Leaving the pictures out, print the lines from the first line of the listing through the line containing "import pandas as pd", exactly as they read, and no others.

— Start —

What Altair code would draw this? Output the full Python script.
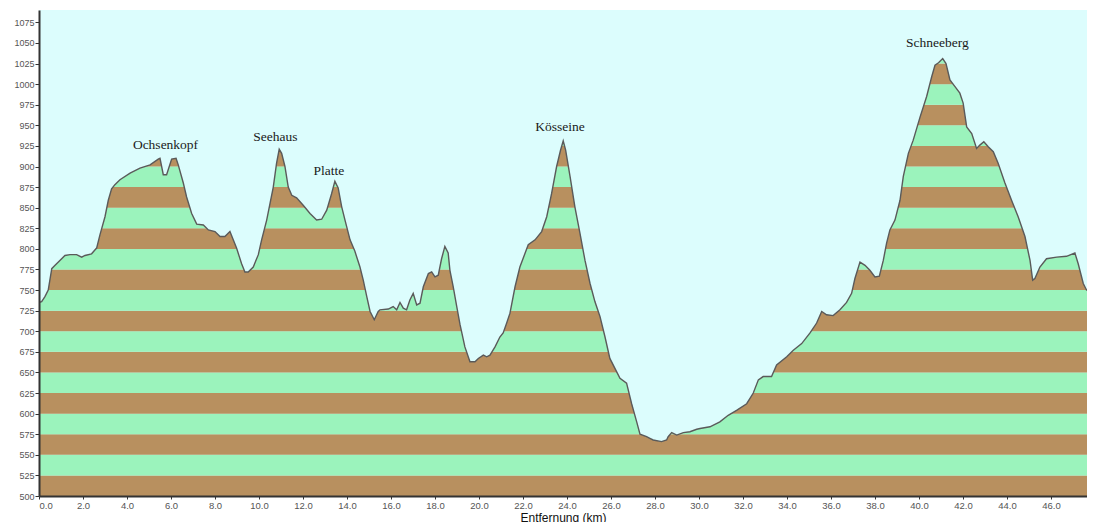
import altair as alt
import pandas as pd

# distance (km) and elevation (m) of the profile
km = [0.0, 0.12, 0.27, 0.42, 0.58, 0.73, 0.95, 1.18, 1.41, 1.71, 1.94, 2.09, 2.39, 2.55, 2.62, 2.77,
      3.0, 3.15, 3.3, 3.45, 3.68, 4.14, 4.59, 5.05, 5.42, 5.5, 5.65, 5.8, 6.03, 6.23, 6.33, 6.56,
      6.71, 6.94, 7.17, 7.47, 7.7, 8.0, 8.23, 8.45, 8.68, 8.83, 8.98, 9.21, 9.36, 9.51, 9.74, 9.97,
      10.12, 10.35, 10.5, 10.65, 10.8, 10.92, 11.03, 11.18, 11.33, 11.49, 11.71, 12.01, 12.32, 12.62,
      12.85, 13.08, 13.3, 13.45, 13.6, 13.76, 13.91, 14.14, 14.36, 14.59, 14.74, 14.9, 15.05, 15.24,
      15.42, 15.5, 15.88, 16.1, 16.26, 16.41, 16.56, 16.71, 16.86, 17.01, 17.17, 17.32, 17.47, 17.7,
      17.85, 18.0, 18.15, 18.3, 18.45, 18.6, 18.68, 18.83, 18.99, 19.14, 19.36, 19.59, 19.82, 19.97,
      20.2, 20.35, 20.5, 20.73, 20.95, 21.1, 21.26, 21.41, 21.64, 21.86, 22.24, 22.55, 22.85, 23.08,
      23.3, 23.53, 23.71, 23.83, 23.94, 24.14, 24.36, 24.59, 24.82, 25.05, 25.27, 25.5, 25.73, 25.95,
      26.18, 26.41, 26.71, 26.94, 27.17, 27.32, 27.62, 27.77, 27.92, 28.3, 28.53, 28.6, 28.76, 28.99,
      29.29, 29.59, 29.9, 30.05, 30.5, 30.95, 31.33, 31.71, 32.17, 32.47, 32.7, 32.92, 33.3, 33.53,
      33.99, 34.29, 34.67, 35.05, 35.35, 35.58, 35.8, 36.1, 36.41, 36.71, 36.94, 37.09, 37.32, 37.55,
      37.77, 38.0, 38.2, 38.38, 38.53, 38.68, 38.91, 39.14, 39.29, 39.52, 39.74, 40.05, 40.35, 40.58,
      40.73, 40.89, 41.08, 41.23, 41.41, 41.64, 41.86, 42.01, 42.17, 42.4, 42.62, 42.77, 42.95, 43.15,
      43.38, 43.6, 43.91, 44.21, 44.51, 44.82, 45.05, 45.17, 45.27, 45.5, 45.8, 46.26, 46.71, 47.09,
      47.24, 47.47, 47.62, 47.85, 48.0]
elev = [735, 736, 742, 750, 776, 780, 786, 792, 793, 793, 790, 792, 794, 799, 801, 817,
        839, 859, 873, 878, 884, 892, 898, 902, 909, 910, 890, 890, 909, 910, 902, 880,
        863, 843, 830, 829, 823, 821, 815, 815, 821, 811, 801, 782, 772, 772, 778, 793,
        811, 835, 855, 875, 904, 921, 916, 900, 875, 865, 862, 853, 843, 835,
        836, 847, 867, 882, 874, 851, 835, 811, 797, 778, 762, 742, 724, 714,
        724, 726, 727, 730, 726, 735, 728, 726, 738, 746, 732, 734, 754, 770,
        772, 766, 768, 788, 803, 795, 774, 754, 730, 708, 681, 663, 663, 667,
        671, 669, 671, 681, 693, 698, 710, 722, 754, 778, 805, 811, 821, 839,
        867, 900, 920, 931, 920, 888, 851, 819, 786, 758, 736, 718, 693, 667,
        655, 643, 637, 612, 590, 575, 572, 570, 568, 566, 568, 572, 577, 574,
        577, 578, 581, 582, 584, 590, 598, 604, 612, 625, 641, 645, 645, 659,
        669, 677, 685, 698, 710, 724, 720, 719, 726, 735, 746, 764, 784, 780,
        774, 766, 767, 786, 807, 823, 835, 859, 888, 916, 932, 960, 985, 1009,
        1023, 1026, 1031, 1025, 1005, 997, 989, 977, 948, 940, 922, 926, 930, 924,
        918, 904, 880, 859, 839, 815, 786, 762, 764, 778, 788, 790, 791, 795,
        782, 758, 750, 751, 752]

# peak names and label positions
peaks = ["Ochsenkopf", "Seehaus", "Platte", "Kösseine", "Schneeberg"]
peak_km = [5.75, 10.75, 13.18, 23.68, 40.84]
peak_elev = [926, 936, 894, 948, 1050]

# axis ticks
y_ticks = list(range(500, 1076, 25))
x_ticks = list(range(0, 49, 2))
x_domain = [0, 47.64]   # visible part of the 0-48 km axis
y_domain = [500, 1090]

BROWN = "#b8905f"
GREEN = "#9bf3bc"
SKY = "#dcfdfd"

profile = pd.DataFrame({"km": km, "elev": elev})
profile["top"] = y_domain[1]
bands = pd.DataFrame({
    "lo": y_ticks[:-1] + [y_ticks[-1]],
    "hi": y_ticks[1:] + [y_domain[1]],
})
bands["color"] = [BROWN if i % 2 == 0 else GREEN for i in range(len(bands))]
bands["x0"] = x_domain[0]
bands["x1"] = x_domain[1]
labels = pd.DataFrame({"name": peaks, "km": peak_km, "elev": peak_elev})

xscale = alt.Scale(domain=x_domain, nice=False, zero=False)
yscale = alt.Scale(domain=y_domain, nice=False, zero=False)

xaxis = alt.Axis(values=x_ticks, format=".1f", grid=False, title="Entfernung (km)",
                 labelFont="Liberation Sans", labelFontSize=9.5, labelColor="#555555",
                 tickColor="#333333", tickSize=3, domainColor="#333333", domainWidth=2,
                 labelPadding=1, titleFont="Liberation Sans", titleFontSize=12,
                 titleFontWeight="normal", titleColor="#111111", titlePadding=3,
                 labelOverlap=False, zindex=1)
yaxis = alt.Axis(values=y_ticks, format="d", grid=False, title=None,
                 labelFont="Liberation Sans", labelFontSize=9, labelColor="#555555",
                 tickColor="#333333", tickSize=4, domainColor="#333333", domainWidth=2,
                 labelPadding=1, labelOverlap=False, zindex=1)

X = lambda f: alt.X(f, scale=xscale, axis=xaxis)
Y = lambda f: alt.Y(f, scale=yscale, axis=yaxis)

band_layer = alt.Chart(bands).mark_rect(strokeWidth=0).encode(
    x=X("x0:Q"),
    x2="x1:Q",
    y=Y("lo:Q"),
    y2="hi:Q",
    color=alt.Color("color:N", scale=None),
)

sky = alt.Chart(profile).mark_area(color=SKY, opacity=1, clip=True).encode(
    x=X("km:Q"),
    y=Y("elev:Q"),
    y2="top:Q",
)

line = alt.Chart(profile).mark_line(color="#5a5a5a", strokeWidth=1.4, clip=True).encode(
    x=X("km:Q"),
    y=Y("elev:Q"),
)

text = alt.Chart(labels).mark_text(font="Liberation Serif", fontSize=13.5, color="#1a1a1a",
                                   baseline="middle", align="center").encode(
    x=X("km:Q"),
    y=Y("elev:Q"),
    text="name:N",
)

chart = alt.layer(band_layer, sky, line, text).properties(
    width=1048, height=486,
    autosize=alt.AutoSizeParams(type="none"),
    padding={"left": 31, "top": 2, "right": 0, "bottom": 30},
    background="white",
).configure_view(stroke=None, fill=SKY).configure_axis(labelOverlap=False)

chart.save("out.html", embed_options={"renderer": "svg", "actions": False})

— End —

* **Full response**
What Altair code would draw this? Output the full Python script.
import altair as alt
import pandas as pd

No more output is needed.